Problem
Nothing but the lines from the line that contains "Convert this diagram to TikZ code." through the line that contains "(dez) at (177,75)" should appear in the output, each reproduced exactly.

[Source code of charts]

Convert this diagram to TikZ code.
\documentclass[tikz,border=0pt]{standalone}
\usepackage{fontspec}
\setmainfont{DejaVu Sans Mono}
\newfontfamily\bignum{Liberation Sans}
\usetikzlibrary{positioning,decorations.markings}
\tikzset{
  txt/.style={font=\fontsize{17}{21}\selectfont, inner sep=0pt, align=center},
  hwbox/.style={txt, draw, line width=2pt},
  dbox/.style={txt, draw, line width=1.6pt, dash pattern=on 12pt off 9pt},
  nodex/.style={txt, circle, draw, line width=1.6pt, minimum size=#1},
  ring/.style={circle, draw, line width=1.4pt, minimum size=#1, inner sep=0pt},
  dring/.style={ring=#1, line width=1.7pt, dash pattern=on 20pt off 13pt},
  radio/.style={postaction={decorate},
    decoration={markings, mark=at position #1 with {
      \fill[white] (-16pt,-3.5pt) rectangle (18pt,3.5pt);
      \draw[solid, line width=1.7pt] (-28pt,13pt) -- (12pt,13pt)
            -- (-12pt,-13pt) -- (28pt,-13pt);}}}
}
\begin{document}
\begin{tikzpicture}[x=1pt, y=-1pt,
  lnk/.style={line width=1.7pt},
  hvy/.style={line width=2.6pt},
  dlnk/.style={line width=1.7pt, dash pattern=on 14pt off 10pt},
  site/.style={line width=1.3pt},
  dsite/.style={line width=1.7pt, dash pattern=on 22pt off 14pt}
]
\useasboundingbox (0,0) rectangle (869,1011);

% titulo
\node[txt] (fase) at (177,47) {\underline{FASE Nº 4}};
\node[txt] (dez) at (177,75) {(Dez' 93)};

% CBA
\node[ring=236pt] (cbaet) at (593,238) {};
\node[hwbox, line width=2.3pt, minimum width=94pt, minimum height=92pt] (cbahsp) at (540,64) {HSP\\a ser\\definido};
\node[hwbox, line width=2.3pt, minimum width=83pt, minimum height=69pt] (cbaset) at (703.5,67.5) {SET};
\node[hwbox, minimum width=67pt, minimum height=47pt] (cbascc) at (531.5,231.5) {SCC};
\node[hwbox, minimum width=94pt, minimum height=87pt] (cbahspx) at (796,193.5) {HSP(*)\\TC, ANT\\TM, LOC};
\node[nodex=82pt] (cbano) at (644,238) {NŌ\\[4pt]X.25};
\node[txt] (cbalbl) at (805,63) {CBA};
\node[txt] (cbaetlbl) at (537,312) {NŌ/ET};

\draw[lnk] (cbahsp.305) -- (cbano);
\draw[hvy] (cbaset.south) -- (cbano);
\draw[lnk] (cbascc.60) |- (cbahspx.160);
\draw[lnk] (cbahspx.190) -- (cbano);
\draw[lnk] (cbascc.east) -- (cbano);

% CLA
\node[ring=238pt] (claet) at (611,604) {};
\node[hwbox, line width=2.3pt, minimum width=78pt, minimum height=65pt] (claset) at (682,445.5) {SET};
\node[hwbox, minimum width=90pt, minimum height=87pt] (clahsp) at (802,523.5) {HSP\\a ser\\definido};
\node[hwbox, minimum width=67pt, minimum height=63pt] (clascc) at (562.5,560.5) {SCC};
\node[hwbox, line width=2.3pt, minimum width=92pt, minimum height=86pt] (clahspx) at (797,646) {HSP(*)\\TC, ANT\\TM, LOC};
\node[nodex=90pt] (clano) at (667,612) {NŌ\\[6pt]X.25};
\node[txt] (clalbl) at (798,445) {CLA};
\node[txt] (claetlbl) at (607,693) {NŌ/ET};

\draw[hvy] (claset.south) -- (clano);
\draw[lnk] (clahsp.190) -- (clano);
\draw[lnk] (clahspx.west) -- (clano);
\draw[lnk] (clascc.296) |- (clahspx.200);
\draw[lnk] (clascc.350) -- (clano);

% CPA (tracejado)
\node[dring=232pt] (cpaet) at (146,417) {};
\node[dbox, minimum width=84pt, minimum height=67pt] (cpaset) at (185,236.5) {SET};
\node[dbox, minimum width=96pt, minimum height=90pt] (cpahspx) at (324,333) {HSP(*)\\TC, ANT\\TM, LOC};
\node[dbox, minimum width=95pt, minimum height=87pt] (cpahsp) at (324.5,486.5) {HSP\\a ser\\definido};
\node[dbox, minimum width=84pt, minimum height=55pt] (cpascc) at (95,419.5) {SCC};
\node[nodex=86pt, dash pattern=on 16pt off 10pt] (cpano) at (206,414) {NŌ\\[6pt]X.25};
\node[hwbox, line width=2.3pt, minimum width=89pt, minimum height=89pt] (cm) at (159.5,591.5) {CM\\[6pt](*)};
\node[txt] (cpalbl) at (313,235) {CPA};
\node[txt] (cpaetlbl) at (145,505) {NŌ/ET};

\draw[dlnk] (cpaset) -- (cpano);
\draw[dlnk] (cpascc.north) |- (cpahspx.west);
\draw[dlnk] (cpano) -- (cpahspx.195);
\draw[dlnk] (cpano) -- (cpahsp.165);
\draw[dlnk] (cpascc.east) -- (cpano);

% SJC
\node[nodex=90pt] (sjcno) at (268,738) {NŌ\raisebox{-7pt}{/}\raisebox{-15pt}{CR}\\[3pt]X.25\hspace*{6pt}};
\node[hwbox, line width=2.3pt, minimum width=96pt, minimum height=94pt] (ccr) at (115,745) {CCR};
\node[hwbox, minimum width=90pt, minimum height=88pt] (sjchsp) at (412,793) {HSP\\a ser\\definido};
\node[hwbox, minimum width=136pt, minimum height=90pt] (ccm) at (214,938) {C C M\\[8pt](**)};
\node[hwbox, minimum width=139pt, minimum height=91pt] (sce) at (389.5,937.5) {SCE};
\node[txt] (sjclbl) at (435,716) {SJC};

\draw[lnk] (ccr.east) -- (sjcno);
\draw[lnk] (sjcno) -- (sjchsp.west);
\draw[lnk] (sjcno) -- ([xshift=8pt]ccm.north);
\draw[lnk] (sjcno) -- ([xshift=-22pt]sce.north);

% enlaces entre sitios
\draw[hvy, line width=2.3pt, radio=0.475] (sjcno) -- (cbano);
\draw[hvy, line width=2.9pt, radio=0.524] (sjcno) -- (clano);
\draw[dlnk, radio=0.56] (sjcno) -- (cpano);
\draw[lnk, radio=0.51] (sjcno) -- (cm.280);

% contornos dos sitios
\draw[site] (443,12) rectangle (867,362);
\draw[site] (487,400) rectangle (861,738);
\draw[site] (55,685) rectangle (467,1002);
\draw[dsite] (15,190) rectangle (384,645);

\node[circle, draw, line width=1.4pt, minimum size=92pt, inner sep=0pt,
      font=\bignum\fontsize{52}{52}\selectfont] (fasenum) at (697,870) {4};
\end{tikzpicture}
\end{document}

---

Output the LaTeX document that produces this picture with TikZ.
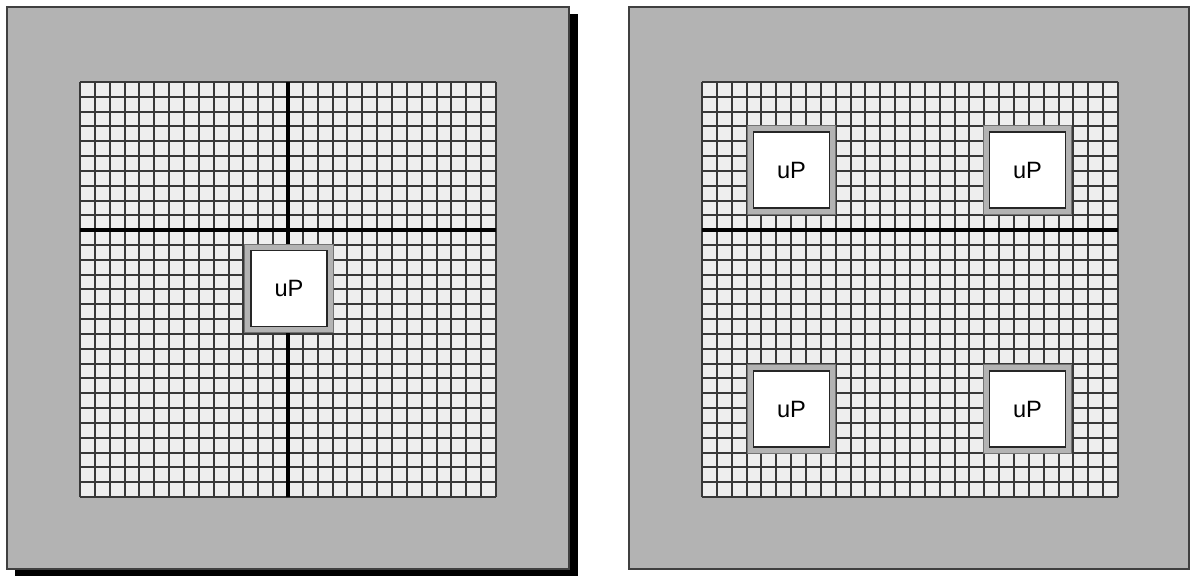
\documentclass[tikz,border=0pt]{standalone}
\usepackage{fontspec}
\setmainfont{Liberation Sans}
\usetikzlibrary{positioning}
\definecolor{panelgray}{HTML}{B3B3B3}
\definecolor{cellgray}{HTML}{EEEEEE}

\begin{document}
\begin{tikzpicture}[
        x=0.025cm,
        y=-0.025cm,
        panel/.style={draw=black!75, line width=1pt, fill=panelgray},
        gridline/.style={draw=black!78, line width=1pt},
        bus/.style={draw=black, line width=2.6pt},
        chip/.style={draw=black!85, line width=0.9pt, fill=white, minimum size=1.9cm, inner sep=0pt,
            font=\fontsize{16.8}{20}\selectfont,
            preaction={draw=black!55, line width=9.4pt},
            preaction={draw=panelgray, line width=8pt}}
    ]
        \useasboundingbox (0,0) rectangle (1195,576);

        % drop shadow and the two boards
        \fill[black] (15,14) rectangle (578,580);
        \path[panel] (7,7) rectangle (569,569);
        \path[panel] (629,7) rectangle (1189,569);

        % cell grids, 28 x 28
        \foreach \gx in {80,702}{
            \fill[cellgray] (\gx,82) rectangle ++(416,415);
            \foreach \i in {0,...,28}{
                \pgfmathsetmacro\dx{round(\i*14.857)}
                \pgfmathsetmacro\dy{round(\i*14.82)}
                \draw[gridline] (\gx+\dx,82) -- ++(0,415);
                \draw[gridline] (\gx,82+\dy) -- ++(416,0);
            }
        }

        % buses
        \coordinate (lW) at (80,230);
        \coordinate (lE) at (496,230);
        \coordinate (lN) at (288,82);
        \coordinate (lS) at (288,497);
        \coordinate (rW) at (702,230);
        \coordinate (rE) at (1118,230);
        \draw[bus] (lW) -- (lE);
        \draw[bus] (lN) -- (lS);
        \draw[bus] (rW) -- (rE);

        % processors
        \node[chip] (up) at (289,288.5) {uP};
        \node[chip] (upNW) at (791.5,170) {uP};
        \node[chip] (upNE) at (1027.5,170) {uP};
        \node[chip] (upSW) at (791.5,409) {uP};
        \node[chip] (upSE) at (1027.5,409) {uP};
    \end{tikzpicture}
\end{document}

--

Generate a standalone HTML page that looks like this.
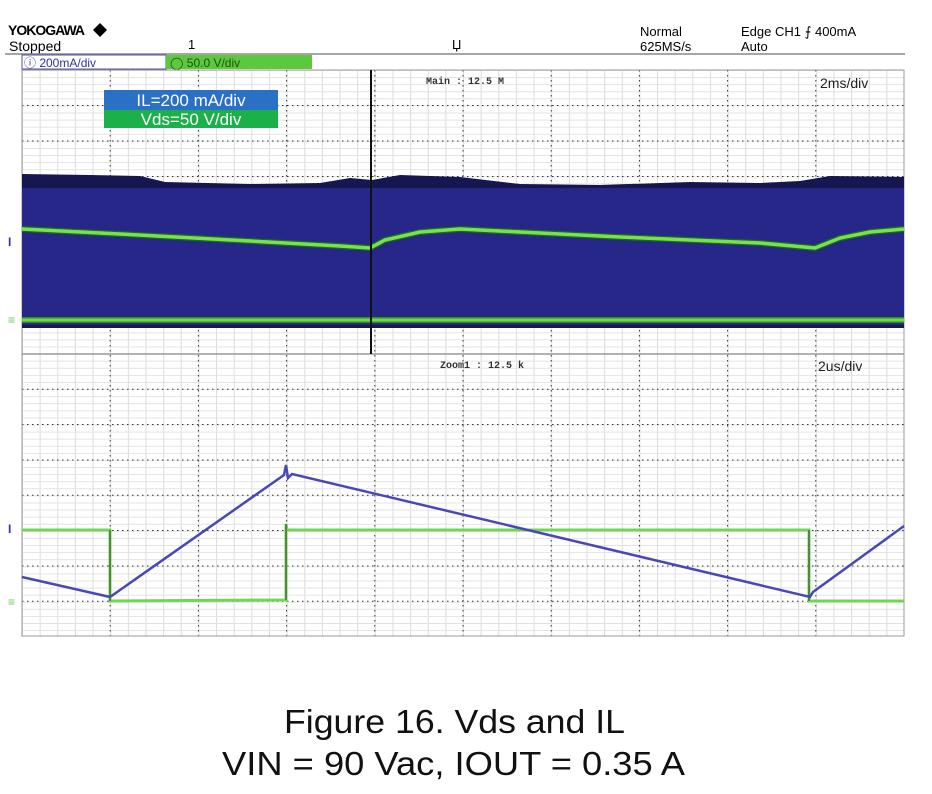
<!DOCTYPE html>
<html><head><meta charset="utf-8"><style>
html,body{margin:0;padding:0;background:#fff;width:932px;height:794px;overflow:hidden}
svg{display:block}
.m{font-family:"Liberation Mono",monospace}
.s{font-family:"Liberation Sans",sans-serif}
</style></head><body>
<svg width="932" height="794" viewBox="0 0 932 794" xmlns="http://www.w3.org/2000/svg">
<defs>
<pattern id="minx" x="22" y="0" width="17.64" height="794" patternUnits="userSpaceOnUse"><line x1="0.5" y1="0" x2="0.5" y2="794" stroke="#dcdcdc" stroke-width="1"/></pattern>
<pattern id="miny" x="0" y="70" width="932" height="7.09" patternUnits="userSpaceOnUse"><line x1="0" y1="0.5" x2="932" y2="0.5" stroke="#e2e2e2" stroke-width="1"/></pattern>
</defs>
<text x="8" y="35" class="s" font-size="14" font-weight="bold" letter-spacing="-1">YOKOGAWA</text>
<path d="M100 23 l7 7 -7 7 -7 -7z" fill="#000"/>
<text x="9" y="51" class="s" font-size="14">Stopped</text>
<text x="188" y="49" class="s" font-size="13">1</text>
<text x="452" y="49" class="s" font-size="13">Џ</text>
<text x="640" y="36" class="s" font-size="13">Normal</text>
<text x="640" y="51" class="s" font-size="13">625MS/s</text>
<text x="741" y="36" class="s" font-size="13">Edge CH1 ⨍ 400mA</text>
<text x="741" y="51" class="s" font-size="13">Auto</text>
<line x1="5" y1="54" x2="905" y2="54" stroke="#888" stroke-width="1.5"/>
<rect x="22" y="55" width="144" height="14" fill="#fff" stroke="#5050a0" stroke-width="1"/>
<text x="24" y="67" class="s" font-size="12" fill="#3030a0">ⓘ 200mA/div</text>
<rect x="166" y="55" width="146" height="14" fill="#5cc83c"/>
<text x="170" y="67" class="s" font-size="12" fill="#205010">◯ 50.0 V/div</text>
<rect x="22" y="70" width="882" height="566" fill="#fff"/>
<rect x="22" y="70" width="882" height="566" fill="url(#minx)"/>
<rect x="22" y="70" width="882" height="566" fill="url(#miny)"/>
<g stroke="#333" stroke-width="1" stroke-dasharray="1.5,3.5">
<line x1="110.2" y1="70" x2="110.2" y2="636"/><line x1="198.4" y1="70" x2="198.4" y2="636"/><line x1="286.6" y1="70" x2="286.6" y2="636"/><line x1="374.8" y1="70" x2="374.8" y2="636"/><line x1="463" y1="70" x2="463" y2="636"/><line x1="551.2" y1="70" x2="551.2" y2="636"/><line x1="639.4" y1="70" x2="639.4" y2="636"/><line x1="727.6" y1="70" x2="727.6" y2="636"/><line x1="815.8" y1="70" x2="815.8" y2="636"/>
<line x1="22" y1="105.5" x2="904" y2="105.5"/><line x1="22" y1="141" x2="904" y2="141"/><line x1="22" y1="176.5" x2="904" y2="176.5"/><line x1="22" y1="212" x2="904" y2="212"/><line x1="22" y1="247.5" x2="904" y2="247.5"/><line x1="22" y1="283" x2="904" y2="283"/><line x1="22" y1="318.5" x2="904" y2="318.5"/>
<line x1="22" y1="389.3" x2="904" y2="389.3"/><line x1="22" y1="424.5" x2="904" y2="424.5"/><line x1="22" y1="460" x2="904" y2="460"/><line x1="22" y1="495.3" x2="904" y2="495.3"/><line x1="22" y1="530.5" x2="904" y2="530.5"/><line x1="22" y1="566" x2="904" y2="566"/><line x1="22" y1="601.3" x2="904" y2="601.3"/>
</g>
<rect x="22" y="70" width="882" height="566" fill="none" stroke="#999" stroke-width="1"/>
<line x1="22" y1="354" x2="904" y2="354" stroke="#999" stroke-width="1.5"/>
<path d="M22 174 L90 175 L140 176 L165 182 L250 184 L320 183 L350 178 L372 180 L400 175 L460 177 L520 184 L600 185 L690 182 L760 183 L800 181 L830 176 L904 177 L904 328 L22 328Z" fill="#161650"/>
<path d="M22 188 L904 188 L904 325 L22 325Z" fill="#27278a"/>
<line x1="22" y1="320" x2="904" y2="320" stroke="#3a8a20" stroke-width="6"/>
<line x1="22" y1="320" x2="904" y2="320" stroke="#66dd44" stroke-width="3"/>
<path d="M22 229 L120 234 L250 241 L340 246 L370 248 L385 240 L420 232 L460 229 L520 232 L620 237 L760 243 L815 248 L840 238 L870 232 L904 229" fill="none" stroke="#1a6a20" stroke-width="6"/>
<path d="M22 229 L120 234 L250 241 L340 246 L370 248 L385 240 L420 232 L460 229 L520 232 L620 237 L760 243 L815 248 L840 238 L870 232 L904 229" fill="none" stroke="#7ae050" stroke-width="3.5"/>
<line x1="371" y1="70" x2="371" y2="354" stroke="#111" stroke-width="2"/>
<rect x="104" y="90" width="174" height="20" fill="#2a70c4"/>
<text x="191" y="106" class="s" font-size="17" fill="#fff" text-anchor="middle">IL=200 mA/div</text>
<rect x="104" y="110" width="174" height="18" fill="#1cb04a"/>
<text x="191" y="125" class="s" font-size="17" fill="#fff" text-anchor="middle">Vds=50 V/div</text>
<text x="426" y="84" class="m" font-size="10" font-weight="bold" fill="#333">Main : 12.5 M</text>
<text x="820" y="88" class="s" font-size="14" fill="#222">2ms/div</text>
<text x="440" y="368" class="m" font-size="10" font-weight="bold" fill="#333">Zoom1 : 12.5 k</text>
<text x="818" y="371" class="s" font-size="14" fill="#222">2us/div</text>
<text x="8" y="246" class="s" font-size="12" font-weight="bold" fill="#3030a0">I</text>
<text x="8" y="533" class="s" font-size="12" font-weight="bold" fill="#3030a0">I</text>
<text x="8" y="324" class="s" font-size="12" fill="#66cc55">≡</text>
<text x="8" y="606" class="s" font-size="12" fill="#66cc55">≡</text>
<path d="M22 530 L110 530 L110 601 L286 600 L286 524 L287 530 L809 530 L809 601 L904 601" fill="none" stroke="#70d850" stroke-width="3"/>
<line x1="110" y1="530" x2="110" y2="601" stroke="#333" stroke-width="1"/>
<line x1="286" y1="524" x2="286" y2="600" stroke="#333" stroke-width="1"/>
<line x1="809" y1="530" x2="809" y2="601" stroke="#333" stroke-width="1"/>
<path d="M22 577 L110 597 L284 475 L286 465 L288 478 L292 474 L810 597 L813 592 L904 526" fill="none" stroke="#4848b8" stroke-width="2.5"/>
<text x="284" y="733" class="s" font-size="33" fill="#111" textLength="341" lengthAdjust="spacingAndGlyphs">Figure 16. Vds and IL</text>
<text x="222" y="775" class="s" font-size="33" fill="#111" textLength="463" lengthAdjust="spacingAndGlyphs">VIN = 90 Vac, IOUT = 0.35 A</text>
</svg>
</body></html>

Written answer
Convert this diagram to TikZ code.
\documentclass[tikz,border=0pt]{standalone}
\usepackage{fontspec}
\setmainfont{DejaVu Sans Mono}
\newfontfamily\bignum{Liberation Sans}
\usetikzlibrary{positioning,decorations.markings}
\tikzset{
  txt/.style={font=\fontsize{17}{21}\selectfont, inner sep=0pt, align=center},
  hwbox/.style={txt, draw, line width=2pt},
  dbox/.style={txt, draw, line width=1.6pt, dash pattern=on 12pt off 9pt},
  nodex/.style={txt, circle, draw, line width=1.6pt, minimum size=#1},
  ring/.style={circle, draw, line width=1.4pt, minimum size=#1, inner sep=0pt},
  dring/.style={ring=#1, line width=1.7pt, dash pattern=on 20pt off 13pt},
  radio/.style={postaction={decorate},
    decoration={markings, mark=at position #1 with {
      \fill[white] (-16pt,-3.5pt) rectangle (18pt,3.5pt);
      \draw[solid, line width=1.7pt] (-28pt,13pt) -- (12pt,13pt)
            -- (-12pt,-13pt) -- (28pt,-13pt);}}}
}
\begin{document}
\begin{tikzpicture}[x=1pt, y=-1pt,
  lnk/.style={line width=1.7pt},
  hvy/.style={line width=2.6pt},
  dlnk/.style={line width=1.7pt, dash pattern=on 14pt off 10pt},
  site/.style={line width=1.3pt},
  dsite/.style={line width=1.7pt, dash pattern=on 22pt off 14pt}
]
\useasboundingbox (0,0) rectangle (869,1011);

% titulo
\node[txt] (fase) at (177,47) {\underline{FASE Nº 4}};
\node[txt] (dez) at (177,75) {(Dez' 93)};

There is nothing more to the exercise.